►

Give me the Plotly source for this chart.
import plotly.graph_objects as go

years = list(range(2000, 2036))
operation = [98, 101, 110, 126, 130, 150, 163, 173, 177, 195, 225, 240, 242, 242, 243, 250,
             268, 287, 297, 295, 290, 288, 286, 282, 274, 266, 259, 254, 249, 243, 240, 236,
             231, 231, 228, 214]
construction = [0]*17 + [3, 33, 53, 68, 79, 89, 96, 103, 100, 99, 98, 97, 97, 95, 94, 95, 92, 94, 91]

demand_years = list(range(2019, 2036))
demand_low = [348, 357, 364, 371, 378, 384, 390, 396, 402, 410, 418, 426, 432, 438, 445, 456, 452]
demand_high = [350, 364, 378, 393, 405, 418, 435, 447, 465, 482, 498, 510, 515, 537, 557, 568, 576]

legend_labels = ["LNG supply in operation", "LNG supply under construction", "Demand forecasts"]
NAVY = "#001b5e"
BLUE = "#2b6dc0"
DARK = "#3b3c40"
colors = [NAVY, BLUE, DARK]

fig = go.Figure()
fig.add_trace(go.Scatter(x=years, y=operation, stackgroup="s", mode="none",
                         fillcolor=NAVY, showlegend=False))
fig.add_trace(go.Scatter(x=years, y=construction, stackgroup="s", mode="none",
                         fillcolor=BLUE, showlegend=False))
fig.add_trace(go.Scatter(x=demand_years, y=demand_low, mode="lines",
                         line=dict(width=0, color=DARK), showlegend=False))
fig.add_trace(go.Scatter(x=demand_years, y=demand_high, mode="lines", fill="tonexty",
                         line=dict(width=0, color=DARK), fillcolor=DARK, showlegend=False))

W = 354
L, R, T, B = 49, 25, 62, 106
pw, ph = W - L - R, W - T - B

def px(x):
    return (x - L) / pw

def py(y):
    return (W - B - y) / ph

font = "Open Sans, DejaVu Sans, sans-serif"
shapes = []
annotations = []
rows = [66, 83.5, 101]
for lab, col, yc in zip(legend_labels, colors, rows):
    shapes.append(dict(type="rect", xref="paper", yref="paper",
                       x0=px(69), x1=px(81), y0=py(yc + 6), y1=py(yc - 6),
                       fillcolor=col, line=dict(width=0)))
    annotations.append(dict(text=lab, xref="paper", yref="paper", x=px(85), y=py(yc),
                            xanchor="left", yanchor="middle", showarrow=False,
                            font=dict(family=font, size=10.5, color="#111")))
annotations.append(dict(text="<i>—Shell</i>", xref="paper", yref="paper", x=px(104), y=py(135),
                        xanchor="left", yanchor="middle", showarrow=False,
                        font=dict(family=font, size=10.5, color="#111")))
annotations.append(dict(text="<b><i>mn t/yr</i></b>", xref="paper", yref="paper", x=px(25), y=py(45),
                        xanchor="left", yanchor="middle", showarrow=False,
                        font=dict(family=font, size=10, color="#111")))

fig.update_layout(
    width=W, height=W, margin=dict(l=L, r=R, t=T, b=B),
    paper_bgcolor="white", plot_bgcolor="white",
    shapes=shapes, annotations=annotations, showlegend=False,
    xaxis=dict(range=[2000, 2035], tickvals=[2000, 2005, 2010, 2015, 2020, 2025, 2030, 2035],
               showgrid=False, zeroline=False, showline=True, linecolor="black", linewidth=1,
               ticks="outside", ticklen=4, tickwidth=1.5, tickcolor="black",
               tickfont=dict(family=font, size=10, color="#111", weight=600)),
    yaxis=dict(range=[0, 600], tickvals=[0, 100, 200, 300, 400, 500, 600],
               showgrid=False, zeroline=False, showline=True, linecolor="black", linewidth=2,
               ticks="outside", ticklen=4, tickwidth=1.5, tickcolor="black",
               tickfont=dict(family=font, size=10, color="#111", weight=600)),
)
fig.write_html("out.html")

◄

Lines from the start of the material above through the line containing "return (W - B - y) / ph" are to be duplicated exactly, and only those.

Written answer:
Give me the Plotly source for this chart.
import plotly.graph_objects as go

years = list(range(2000, 2036))
operation = [98, 101, 110, 126, 130, 150, 163, 173, 177, 195, 225, 240, 242, 242, 243, 250,
             268, 287, 297, 295, 290, 288, 286, 282, 274, 266, 259, 254, 249, 243, 240, 236,
             231, 231, 228, 214]
construction = [0]*17 + [3, 33, 53, 68, 79, 89, 96, 103, 100, 99, 98, 97, 97, 95, 94, 95, 92, 94, 91]

demand_years = list(range(2019, 2036))
demand_low = [348, 357, 364, 371, 378, 384, 390, 396, 402, 410, 418, 426, 432, 438, 445, 456, 452]
demand_high = [350, 364, 378, 393, 405, 418, 435, 447, 465, 482, 498, 510, 515, 537, 557, 568, 576]

legend_labels = ["LNG supply in operation", "LNG supply under construction", "Demand forecasts"]
NAVY = "#001b5e"
BLUE = "#2b6dc0"
DARK = "#3b3c40"
colors = [NAVY, BLUE, DARK]

fig = go.Figure()
fig.add_trace(go.Scatter(x=years, y=operation, stackgroup="s", mode="none",
                         fillcolor=NAVY, showlegend=False))
fig.add_trace(go.Scatter(x=years, y=construction, stackgroup="s", mode="none",
                         fillcolor=BLUE, showlegend=False))
fig.add_trace(go.Scatter(x=demand_years, y=demand_low, mode="lines",
                         line=dict(width=0, color=DARK), showlegend=False))
fig.add_trace(go.Scatter(x=demand_years, y=demand_high, mode="lines", fill="tonexty",
                         line=dict(width=0, color=DARK), fillcolor=DARK, showlegend=False))

W = 354
L, R, T, B = 49, 25, 62, 106
pw, ph = W - L - R, W - T - B

def px(x):
    return (x - L) / pw

def py(y):
    return (W - B - y) / ph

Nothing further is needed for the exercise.